What is needed: Everything from the first line of the data below through the line that contains "import * as echarts from 'echarts';" should be written out exactly, please, and nothing more; the pictures stay out.

-- start of Source excerpt --

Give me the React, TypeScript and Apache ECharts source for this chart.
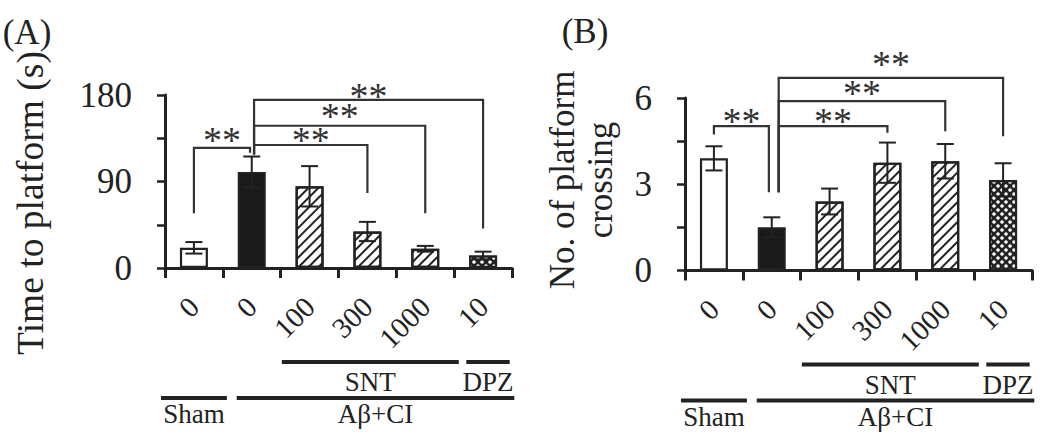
import React, { useEffect, useRef } from 'react';
import * as echarts from 'echarts';

// ---------- data ----------
const doseLabels = ['0', '0', '100', '300', '1000', '10'];
const timeMeans = [21, 100, 85, 38, 20, 13];
const timeErrors = [6, 16, 21, 10, 3, 4];
const crossingMeans = [3.9, 1.5, 2.4, 3.75, 3.8, 3.15];
const crossingErrors = [0.42, 0.35, 0.45, 0.7, 0.6, 0.58];
const timeTickLabels = [0, 90, 180];
const crossingTickLabels = [0, 3, 6];
const barFills = ['open', 'solid', 'hatch', 'hatch', 'hatch', 'dots'];
// significance brackets: [fromIdx, toIdx, level, leftDrop, rightDrop, starLevel]
const timeBrackets = [
  [0, 1, 125, 57, 120, 138],
  [1, 3, 128, 118, 78, 138],
  [1, 4, 148, 118, 57, 163],
  [1, 5, 175, 118, 41, 184],
];
const crossingBrackets = [
  [0, 1, 5.02, 4.73, 2.72, 5.37],
  [1, 3, 5.02, 2.72, 4.79, 5.37],
  [1, 4, 5.89, 2.72, 4.84, 6.36],
  [1, 5, 6.7, 2.72, 4.67, 7.34],
];
const starText = '**';
const groupNames = ['SNT', 'DPZ', 'Sham', 'Aβ+CI'];

// ---------- layout / style ----------
const FONT = '"Liberation Serif", "Times New Roman", serif';
const INK = '#222';
// group spans in category units from axis left edge, and row
const groupSpans = [
  [2.02, 5.08, 0],
  [5.21, 5.96, 0],
  [-0.07, 1.07, 1],
  [1.24, 6.04, 1],
];
const groupLineOffsets = [94, 130];
const groupTextOffsets = [114, 146];

const hatchDecal = {
  symbol: 'rect',
  symbolSize: 1,
  color: '#222',
  backgroundColor: '#fff',
  dashArrayX: [1, 0],
  dashArrayY: [2, 5],
  rotation: -Math.PI / 4,
};
const dotDecal = {
  symbol: 'circle',
  symbolSize: 0.9,
  color: '#fff',
  backgroundColor: '#222',
  dashArrayX: [[3.5, 3.5], [0, 3.5, 3.5, 0]],
  dashArrayY: [3.5, 0],
};

function fillStyle(kind: string) {
  const base: any = { borderColor: INK, borderWidth: 2.2 };
  if (kind === 'open') return { ...base, color: '#fff' };
  if (kind === 'solid') return { ...base, color: '#1a1a1a' };
  if (kind === 'hatch') return { ...base, color: '#fff', decal: hatchDecal };
  return { ...base, color: '#222', decal: dotDecal };
}

function barSeries(means: number[], idx: number) {
  return {
    type: 'bar',
    xAxisIndex: idx,
    yAxisIndex: idx,
    barWidth: 28,
    silent: true,
    data: means.map((v, i) => ({ value: v, itemStyle: fillStyle(barFills[i]) })),
  };
}

function errorSeries(means: number[], errs: number[], idx: number) {
  return {
    type: 'custom',
    xAxisIndex: idx,
    yAxisIndex: idx,
    z: 5,
    silent: true,
    data: means.map((m, i) => [i, m]),
    renderItem: (params: any, api: any) => {
      const i = params.dataIndex;
      const m = means[i];
      const e = errs[i];
      const top = api.coord([i, m + e]);
      const bot = api.coord([i, m - e]);
      const hw = 8.5;
      const st = { stroke: INK, lineWidth: 2 };
      return {
        type: 'group',
        children: [
          { type: 'line', shape: { x1: top[0], y1: top[1], x2: bot[0], y2: bot[1] }, style: st },
          { type: 'line', shape: { x1: top[0] - hw, y1: top[1], x2: top[0] + hw, y2: top[1] }, style: st },
          { type: 'line', shape: { x1: bot[0] - hw, y1: bot[1], x2: bot[0] + hw, y2: bot[1] }, style: st },
        ],
      };
    },
  };
}

function bracketSeries(brackets: number[][], idx: number, firstRight: number, othersLeft: number) {
  return {
    type: 'custom',
    xAxisIndex: idx,
    yAxisIndex: idx,
    z: 6,
    silent: true,
    data: brackets.map((b) => [b[0], b[2]]),
    renderItem: (params: any, api: any) => {
      const b = brackets[params.dataIndex];
      const w = api.coord([1, 0])[0] - api.coord([0, 0])[0];
      const first = params.dataIndex === 0;
      const x1 = api.coord([b[0], 0])[0] + (first ? 0 : othersLeft * w);
      const x2 = api.coord([b[1], 0])[0] + (first ? firstRight * w : 0);
      const yl = api.coord([0, b[2]])[1];
      const y1 = api.coord([0, b[3]])[1];
      const y2 = api.coord([0, b[4]])[1];
      const ys = api.coord([0, b[5]])[1];
      return {
        type: 'group',
        children: [
          {
            type: 'polyline',
            shape: { points: [[x1, y1], [x1, yl], [x2, yl], [x2, y2]] },
            style: { stroke: '#333', lineWidth: 2.2, fill: 'none' },
          },
          {
            type: 'text',
            style: {
              text: starText,
              x: (x1 + x2) / 2,
              y: ys + 5,
              font: `38px ${FONT}`,
              lineHeight: 16,
              fill: '#333',
              align: 'center',
              verticalAlign: 'middle',
              textAlign: 'center',
              textVerticalAlign: 'middle',
            },
          },
        ],
      };
    },
  };
}

function groupSeries(idx: number) {
  return {
    type: 'custom',
    xAxisIndex: idx,
    yAxisIndex: idx,
    z: 6,
    silent: true,
    data: groupSpans.map(() => [0, 0]),
    renderItem: (params: any, api: any) => {
      const s = groupSpans[params.dataIndex];
      const c0 = api.coord([0, 0]);
      const w = api.coord([1, 0])[0] - c0[0];
      const left = c0[0] - w / 2;
      const xa = left + s[0] * w;
      const xb = left + s[1] * w;
      const row = s[2];
      const ly = c0[1] + groupLineOffsets[row];
      const ty = c0[1] + groupTextOffsets[row];
      return {
        type: 'group',
        children: [
          { type: 'line', shape: { x1: xa, y1: ly, x2: xb, y2: ly }, style: { stroke: INK, lineWidth: 4 } },
          {
            type: 'text',
            style: {
              text: groupNames[params.dataIndex],
              x: (xa + xb) / 2,
              y: ty,
              font: `27px ${FONT}`,
              fill: INK,
              align: 'center',
              verticalAlign: 'middle',
              textAlign: 'center',
              textVerticalAlign: 'middle',
            },
          },
        ],
      };
    },
  };
}

function xAxisDef(idx: number) {
  return {
    type: 'category',
    gridIndex: idx,
    data: doseLabels,
    axisLine: { show: true, lineStyle: { color: INK, width: 3 } },
    axisTick: { show: true, length: 10, lineStyle: { color: INK, width: 3 } },
    axisLabel: { rotate: 45, interval: 0, margin: 34, fontSize: 29, color: INK, fontFamily: FONT },
  };
}

function yAxisDef(idx: number, max: number, interval: number, labels: number[]) {
  return {
    type: 'value',
    gridIndex: idx,
    min: 0,
    max,
    interval,
    axisLine: { show: true, lineStyle: { color: INK, width: 3 } },
    axisTick: { show: true, length: 8, lineStyle: { color: INK, width: 2.5 } },
    splitLine: { show: false },
    axisLabel: {
      margin: 33,
      fontSize: 35,
      color: INK,
      fontFamily: FONT,
      formatter: (v: number) => (labels.indexOf(v) >= 0 ? String(v) : ''),
    },
  };
}

function textEl(text: string, x: number, y: number, size: number, rotation = 0, lineHeight?: number) {
  return {
    type: 'text',
    x,
    y,
    rotation,
    style: {
      text,
      font: `${size}px ${FONT}`,
      fill: INK,
      align: 'center',
      verticalAlign: 'middle',
      textAlign: 'center',
      textVerticalAlign: 'middle',
      lineHeight: lineHeight || size,
    },
  };
}

export default function App() {
  const ref = useRef<HTMLDivElement>(null);
  useEffect(() => {
    if (!ref.current) return;
    const chart = echarts.init(ref.current, null, { renderer: 'svg' });
    chart.setOption({
      animation: false,
      backgroundColor: '#fff',
      textStyle: { fontFamily: FONT },
      grid: [
        { left: 165, top: 95, width: 347, height: 173 },
        { left: 685, top: 98, width: 347, height: 172.5 },
      ],
      xAxis: [xAxisDef(0), xAxisDef(1)],
      yAxis: [yAxisDef(0, 180, 45, timeTickLabels), yAxisDef(1, 6, 1.5, crossingTickLabels)],
      graphic: [
        textEl('(A)', 27, 32, 35),
        textEl('(B)', 585, 31, 35),
        textEl('Time to platform (s)', 30, 203, 37.5, Math.PI / 2),
        textEl('No. of platform\ncrossing', 581, 180, 35, Math.PI / 2, 38),
      ],
      series: [
        barSeries(timeMeans, 0),
        errorSeries(timeMeans, timeErrors, 0),
        bracketSeries(timeBrackets, 0, -0.03, 0.04),
        groupSeries(0),
        barSeries(crossingMeans, 1),
        errorSeries(crossingMeans, crossingErrors, 1),
        bracketSeries(crossingBrackets, 1, -0.05, 0.12),
        groupSeries(1),
      ],
    });
    return () => chart.dispose();
  }, []);
  return <div ref={ref} style={{ position: 'absolute', left: 0, top: 0, width: 1044, height: 436 }} />;
}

-- end of Source excerpt --

Result for this exercise:
Give me the React, TypeScript and Apache ECharts source for this chart.
import React, { useEffect, useRef } from 'react';
import * as echarts from 'echarts';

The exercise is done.